- Tunnel profile diagram. (1): Iwate portal. (2): Ichinohe portal.(3) Typical tunnel cross-section.

Overview
- Line: Tōhoku Shinkansen
- Status: Active
- Crosses: Ōu Mountains

Operation
- Opened: 1 December 2002

Technical
- Line length: 25,810 m (84,680 ft)

= Iwate-Ichinohe Tunnel =

The Iwate-Ichinohe Tunnel (岩手一戸トンネル, Iwate-Ichinohe Ton’neru) is a 25.81 km terrestrial railway tunnel in Japan — part of the Tōhoku Shinkansen, linking Tokyo with Aomori. When opened in 2002 it was the longest in-use terrestrial (land based) tunnel in world, but the title was overtaken by the Lötschberg Base Tunnel in June 2007.

== History ==

Timeline
| 1988 | Surveying commenced |
| August 1991 | Construction commenced |
| September 2000 | Holed through |
| 1 December 2002 | Line opened |
| 11 March 2011 | Services through tunnel suspended due to earthquake^{[citation needed]} |

The tunnel is located 545 km away from Tokyo Station on the Tōhoku Shinkansen line, midway between Morioka and Hachinohe. Surveying commenced in 1988. In 1991 construction began, and the tunnel holed through in 2000. The tunnel became operational when the railway line opened in 2002. Maximum depth is about 200 m.

==Geography and geology==
The tunnel passes through hilly terrain near the Kitakami and Ōu Mountains. The Mabuchi and Kitakami rivers run near the tunnel's Tokyo portal.

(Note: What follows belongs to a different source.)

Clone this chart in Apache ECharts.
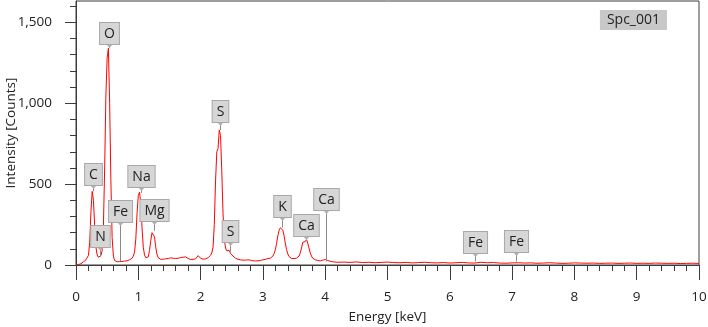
<!DOCTYPE html>
<html>
<head>
<meta charset="utf-8">
<script src="https://cdn.jsdelivr.net/npm/echarts@6/dist/echarts.min.js"></script>
<style>
html,body{margin:0;padding:0;background:#fff;}
#chart{width:708px;height:327px;}
</style>
</head>
<body>
<div id="chart"></div>
<script>
// ---------- DATA ----------
const seriesName = 'Spc_001';
// counts sampled every 0.02 keV from 0.00 to 4.20 keV
const lowStartKeV = 0, lowStepKeV = 0.02;
const lowCounts = [
  0, 2, 3, 5, 8, 14, 20, 26, 32, 40,
  60, 140, 330, 455, 400, 240, 110, 62, 48, 52,
  58, 90, 240, 600, 1050, 1280, 1340, 1000, 520, 170,
  55, 28, 22, 20, 23, 21, 24, 22, 26, 24,
  28, 26, 30, 32, 38, 42, 55, 80, 160, 320,
  430, 450, 380, 230, 110, 62, 45, 38, 50, 90,
  150, 200, 212, 175, 110, 65, 45, 38, 35, 40,
  36, 42, 38, 45, 40, 48, 44, 38, 42, 36,
  40, 45, 42, 50, 46, 52, 48, 55, 50, 44,
  40, 36, 34, 38, 35, 40, 38, 45, 58, 50,
  42, 38, 36, 40, 38, 42, 45, 52, 60, 75,
  110, 250, 520, 700, 720, 835, 800, 580, 320, 160,
  105, 88, 80, 90, 72, 68, 55, 50, 42, 38,
  35, 30, 32, 28, 30, 27, 30, 28, 32, 35,
  30, 28, 26, 28, 25, 28, 26, 30, 28, 30,
  32, 34, 35, 38, 40, 45, 42, 48, 55, 70,
  95, 135, 180, 215, 230, 232, 215, 180, 135, 95,
  68, 52, 45, 40, 38, 40, 38, 42, 45, 55,
  75, 105, 140, 150, 145, 158, 135, 105, 75, 55,
  42, 36, 32, 30, 28, 26, 25, 27, 30, 32,
  34, 31, 28, 25, 23, 22, 20, 21, 18, 19,
  17
];
// counts sampled every 0.1 keV from 4.3 to 10.0 keV
const highStartKeV = 4.3, highStepKeV = 0.1;
const highCounts = [
  18, 16, 19, 15, 17, 14, 16, 18, 15, 14,
  16, 13, 15, 17, 14, 13, 15, 12, 14, 16,
  13, 12, 17, 14, 15, 12, 11, 13, 14, 12,
  13, 11, 12, 14, 12, 10, 11, 13, 12, 11,
  12, 10, 11, 12, 10, 11, 12, 10, 11, 10,
  12, 11, 10, 11, 9, 10, 11, 10
];
// element line markers
const labelNames    = ['C', 'O', 'N', 'Fe', 'Na', 'Mg', 'S', 'S', 'K', 'Ca', 'Ca', 'Fe', 'Fe'];
const labelEnergies = [0.277, 0.525, 0.392, 0.705, 1.041, 1.254, 2.307, 2.464, 3.313, 3.691, 4.012, 6.400, 7.058];
const labelCounts   = [455, 1340, 52, 22, 446, 212, 834, 83, 231, 151, 22, 22, 22];
const xTicks = [0, 1, 2, 3, 4, 5, 6, 7, 8, 9, 10];
const yTicks = [0, 500, 1000, 1500];

// ---------- LAYOUT / STYLE ----------
const leaderPx = [5, 3, 9, 38, 5, 9, 7, 9, 10, 4, 50, 7, 8];
const FONT = '"Open Sans", "Noto Sans", sans-serif';

const spectrum = lowCounts.map((c, i) => [+(lowStartKeV + i * lowStepKeV).toFixed(2), c])
  .concat(highCounts.map((c, i) => [+(highStartKeV + i * highStepKeV).toFixed(2), c]));
const labelData = labelEnergies.map((e, i) => [e, labelCounts[i]]);

const yMinor = [];
for (let v = 100; v < 1632; v += 100) if (v % 500 !== 0) yMinor.push(v);

const chart = echarts.init(document.getElementById('chart'), null, {renderer: 'canvas'});
chart.setOption({
  animation: false,
  backgroundColor: '#ffffff',
  textStyle: {fontFamily: FONT},
  grid: {left: 76, right: 9, top: 1, bottom: 62, show: true, borderColor: '#3c3c3c', borderWidth: 1,
    containLabel: false, outerBoundsMode: 'none'},
  legend: {
    data: [{name: seriesName, icon: 'none'}],
    right: 41, top: 10,
    itemWidth: 0, itemHeight: 0,
    backgroundColor: '#c8c8c8',
    padding: [3, 7, 3, 2],
    textStyle: {fontSize: 14, color: '#222', fontFamily: FONT},
    selectedMode: false
  },
  xAxis: {
    type: 'value', min: 0, max: 10, interval: 1,
    name: 'Energy [keV]', nameLocation: 'middle', nameGap: 45,
    nameTextStyle: {fontSize: 13.5, color: '#222', fontFamily: FONT},
    axisLine: {show: true, lineStyle: {color: '#3c3c3c', width: 1}},
    axisTick: {show: true, length: 15, lineStyle: {color: '#3c3c3c'}, customValues: xTicks},
    minorTick: {show: true, splitNumber: 5, length: 6, lineStyle: {color: '#3c3c3c'}},
    axisLabel: {fontSize: 13.5, color: '#222', margin: 25, fontFamily: FONT, customValues: xTicks},
    splitLine: {show: false}, minorSplitLine: {show: false}
  },
  yAxis: [{
    type: 'value', min: 0, max: 1632, interval: 500,
    name: 'Intensity [Counts]', nameLocation: 'middle', nameGap: 58, nameMoveOverlap: false,
    nameTextStyle: {fontSize: 13.5, color: '#222', fontFamily: FONT},
    axisLine: {show: true, lineStyle: {color: '#3c3c3c', width: 1}},
    axisTick: {show: true, length: 11, lineStyle: {color: '#3c3c3c'}, customValues: yTicks},
    axisLabel: {fontSize: 13.5, color: '#222', margin: 24, fontFamily: FONT, customValues: yTicks,
      formatter: v => v.toLocaleString('en-US')},
    splitLine: {show: false}
  }, {
    type: 'value', min: 0, max: 1632, position: 'left', offset: 0,
    axisLine: {show: false},
    axisTick: {show: true, length: 6, inside: false, lineStyle: {color: '#3c3c3c'}, customValues: yMinor},
    axisLabel: {show: false},
    splitLine: {show: false}
  }],
  series: [{
    name: seriesName,
    type: 'line',
    data: spectrum,
    showSymbol: false,
    symbol: 'none',
    lineStyle: {color: '#ff0000', width: 1},
    itemStyle: {color: '#ff0000'},
    z: 2
  }, {
    name: 'labels',
    type: 'custom',
    data: labelData,
    encode: {x: 0, y: 1},
    z: 5,
    silent: true,
    renderItem: (params, api) => {
      const i = params.dataIndex;
      const p = api.coord([api.value(0), api.value(1)]);
      const x = Math.round(p[0]) + 0.5;
      const bottom = Math.round(p[1] - leaderPx[i]);
      return {
        type: 'group',
        children: [
          {type: 'line', shape: {x1: x, y1: p[1], x2: x, y2: bottom}, style: {stroke: '#8a8a8a', lineWidth: 1}},
          {type: 'polygon', shape: {points: [[x - 3.5, bottom - 1], [x + 3.5, bottom - 1], [x, bottom + 3]]},
            style: {fill: '#b0b0b0'}},
          {type: 'text', x: x, y: bottom - 1,
            style: {text: labelNames[i], align: 'center', verticalAlign: 'bottom',
              font: '14px ' + FONT, fill: '#222',
              backgroundColor: '#d6d6d6', borderColor: '#a8a8a8', borderWidth: 1,
              padding: [4, 4, 3, 4]}}
        ]
      };
    }
  }]
});
</script>
</body>
</html>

Geology along the tunnel route can be divided into three sections:
- 17 km from the Tokyo end: Mesozoic and Paleozoic strata (argillite, granodiorite, hornfels and chert)
- 5 km central section: Neogene volcanic tuff, which was susceptible to swelling and caused engineering difficulties.
- 4 km from the Aomori end: a combination of the previous two sections, as well as mudstone and andesite of the Neogene period.
Faults cross the path of the tunnel.

==Engineering==

The tunnel is a single bore twin track design. A horseshoe shape, the cross-sectional dimensions are: 9.8 (width) x 7.7 m (height) (an excavated area of approximately 70 to 85 m^{2}). It rises at a gradient of 0.5% from the Tokyo portal for approximately 22 km, then drops at a gradient of 1% down to the Aomori portal. The New Austrian Tunnelling method (NATM) was adopted to cope with the geology. NATM techniques deployed included rock bolts, shotcrete and steel supports. Excavation methods were dependent on the geology, drill and blast or mechanical excavation and full face or bench cut methods were used. To speed up and reduce the costs of construction the tunnel was divided into seven sections, with intermediate access ramps or inclined shafts.